Perché l’Italia non ha finito di fare i conti con il craxismo? "Figuriamoci: l’Italia non ha fatto i conti con la propria storia. Per dire, non abbiamo fatto i conti nemmeno con la Dc, il grande partito della Nazione. Quando sento Meloni dire che che finalmente l’Italia ha ripreso il suo posto nel mondo grazie al suo governo mi viene da sorridere. È comprensibile che voglia rivendicare una sua specificità, ma nella globalizzazione l’Italia oggi potrebbe perderlo il suo posto. Rischiamo l’irrilevanza, nonostante il ruolo della presidente del Consiglio".

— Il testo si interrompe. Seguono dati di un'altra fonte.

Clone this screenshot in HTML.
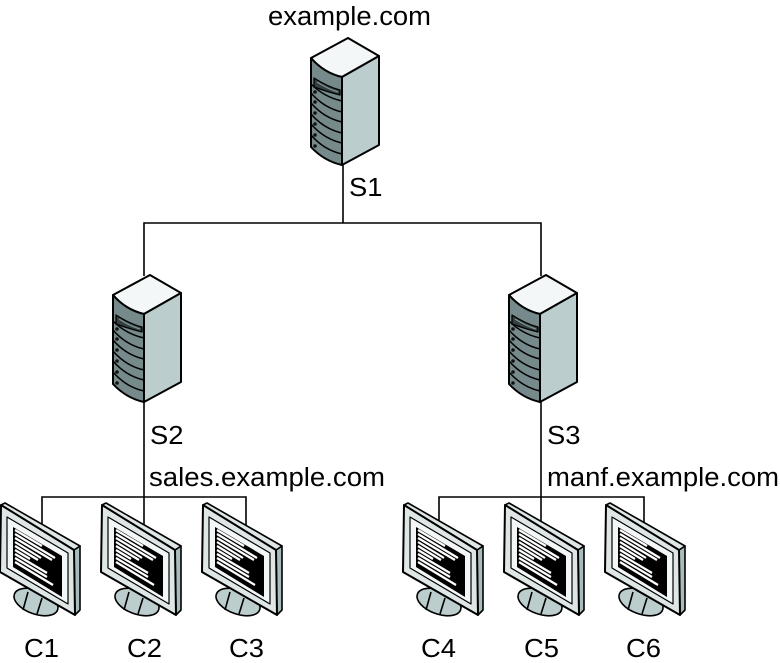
<!DOCTYPE html>
<html>
<head>
<meta charset="utf-8">
<style>
html,body{margin:0;padding:0;background:#fff;}
svg{display:block;}
text{font-family:"Liberation Sans",sans-serif;font-size:25.5px;fill:#000;}
</style>
</head>
<body>
<svg width="780" height="663" viewBox="0 0 780 663" xmlns="http://www.w3.org/2000/svg">
<defs>
<g id="srv" stroke-linejoin="round">
  <path d="M-32 -18 L5 -38 L36 -20 L-1 1 Q-19 -3 -32 -18Z" fill="#f4f7f7" stroke="#000" stroke-width="2"/>
  <path d="M-1 1 L36 -20 L36 69 L-1 89Z" fill="#bccdce" stroke="#000" stroke-width="2"/>
  <path d="M-32 -18 Q-19 -3 -1 1 L-1 89 Q-19 85 -32 71Z" fill="#76898b" stroke="#000" stroke-width="2"/>
  <g fill="none" stroke="#000" stroke-width="1.5">
    <path d="M-32 8 Q-19 21 -1 25"/>
    <path d="M-32 17 Q-19 32 -1 36"/>
    <path d="M-32 27 Q-19 42 -1 46"/>
    <path d="M-32 38 Q-19 53 -1 57"/>
    <path d="M-32 48 Q-19 63 -1 67"/>
    <path d="M-32 59 Q-19 74 -1 78"/>
  </g>
  <path d="M-29 2 Q-15 11 -3 14 L-3 19 Q-15 16 -29 11Z" fill="#33403f" stroke="#000" stroke-width="1.3"/>
  <path d="M-26 6 Q-15 13 -5 16" fill="none" stroke="#7f9596" stroke-width="1.3"/>
  <g fill="#111">
    <circle cx="-28" cy="16" r="1.8"/>
    <circle cx="-28" cy="26" r="1.8"/>
    <circle cx="-28" cy="37" r="1.8"/>
    <circle cx="-28" cy="48" r="1.8"/>
    <circle cx="-28" cy="59" r="1.8"/>
    <circle cx="-28" cy="70" r="1.8"/>
  </g>
</g>
<g id="mon" stroke-linejoin="round">
  <ellipse cx="36" cy="602" rx="23" ry="12" transform="rotate(20 36 602)" fill="#bccdce" stroke="#000" stroke-width="1.6"/>
  <path d="M28 592 L23 610 M42 598 L37 614" fill="none" stroke="#000" stroke-width="1.6"/>
  <path d="M74 550 L80 546 L80 610 L75 615Z" fill="#a9bcbd" stroke="#000" stroke-width="1.6"/>
  <path d="M1 505 L5 503 L80 546 L74 550Z" fill="#dfe6e6" stroke="#000" stroke-width="1.6"/>
  <path d="M1 505 L74 550 L75 615 L0 572Z" fill="#dfe6e6" stroke="#000" stroke-width="2"/>
  <path d="M7 517 L68 553 L68 604 L7 568Z" fill="#f4f7f7" stroke="#000" stroke-width="1.2"/>
  <path d="M13 527 L62 556 L62 597 L13 567Z" fill="#000"/>
  <g stroke="#fff" stroke-width="2.2" fill="none">
    <path d="M15 530 L42 546"/>
    <path d="M15 534 L55 558"/>
    <path d="M15 538 L52 560"/>
    <path d="M15 542 L41 558"/>
    <path d="M15 546 L38 560"/>
    <path d="M15 550 L30 559"/>
    <path d="M15 554 L47 573"/>
    <path d="M15 558 L47 577"/>
    <path d="M15 562 L53 585"/>
  </g>
</g>
</defs>

<g fill="none" stroke="#000" stroke-width="1.6">
  <path d="M343 160 V223 M144 276 V223 H541 V276"/>
  <path d="M144 400 V525"/>
  <path d="M541 400 V525"/>
  <path d="M42 525 V497 H246 V525"/>
  <path d="M439 525 V497 H644 V525"/>
</g>

<use href="#srv" transform="translate(343,76)"/>
<use href="#srv" transform="translate(145,313)"/>
<use href="#srv" transform="translate(541,313)"/>

<use href="#mon"/>
<use href="#mon" x="101"/>
<use href="#mon" x="202"/>
<use href="#mon" x="403"/>
<use href="#mon" x="504"/>
<use href="#mon" x="605"/>

<text x="268" y="25" textLength="163" lengthAdjust="spacingAndGlyphs">example.com</text>
<text x="349" y="196" textLength="33.5" lengthAdjust="spacingAndGlyphs">S1</text>
<text x="150" y="444" textLength="33.5" lengthAdjust="spacingAndGlyphs">S2</text>
<text x="149" y="486" textLength="236" lengthAdjust="spacingAndGlyphs">sales.example.com</text>
<text x="547" y="444" textLength="33.5" lengthAdjust="spacingAndGlyphs">S3</text>
<text x="547" y="486" textLength="232" lengthAdjust="spacingAndGlyphs">manf.example.com</text>
<text x="24" y="657" textLength="35" lengthAdjust="spacingAndGlyphs">C1</text>
<text x="127" y="657" textLength="35" lengthAdjust="spacingAndGlyphs">C2</text>
<text x="229" y="657" textLength="35" lengthAdjust="spacingAndGlyphs">C3</text>
<text x="421" y="657" textLength="35" lengthAdjust="spacingAndGlyphs">C4</text>
<text x="524" y="657" textLength="35" lengthAdjust="spacingAndGlyphs">C5</text>
<text x="626" y="657" textLength="35" lengthAdjust="spacingAndGlyphs">C6</text>
</svg>
</body>
</html>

Con la fine della Dc si è chiusa per sempre l’esperienza dei cattolici in politica con un loro partito? "Già negli ultimi anni di vita della Dc non c’era più l’unità dei cattolici attorno al partito, figuriamoci se si può ricreare oggi in condizioni diverse. Chi rappresenta i cattolici? Forse nemmeno il Papa... I cattolici sono una comunità di persone e votano per tutti i partiti, a destra come a sinistra".
Dal progetto di Ernesto Maria Ruffini, lanciato sabato a Milano, può nascere un partito non cattolico ma centrista? "Mi sembra che sia Prodi che Delrio lo abbiano smentito. Del resto sembra difficile immaginarli fuori dal Pd. Comunque, trovo legittima l’esigenza di allargare la riflessione interna al partito".
Tanto basta per riequilibrare lo sbilanciamento della coalizione a sinistra? "Bonino, Calenda e Renzi risponderebbero legittimamente di no".
Molti ritengono che questa opposizione non sia in grado di impensierire la maggioranza. È davvero così? "In effetti, c’è il rischio che l’opposizione di oggi sia un’opposizione di sua maestà: fa il suo lavoro nelle aule parlamentari con grande serietà, ma senza la reale prospettiva di un’alternativa vincente".
Cosa manca al centrosinistra? "Schlein ha rivitalizzato il Pd interrompendo la deriva verso una progressiva marginalizzazione. Ma essendo una donna intelligente non può non capire che è solo a metà dell’opera. E senza un disegno credibile che coinvolga settori più ampi e meno omologabili alla sinistra tradizionale non vincerà mai".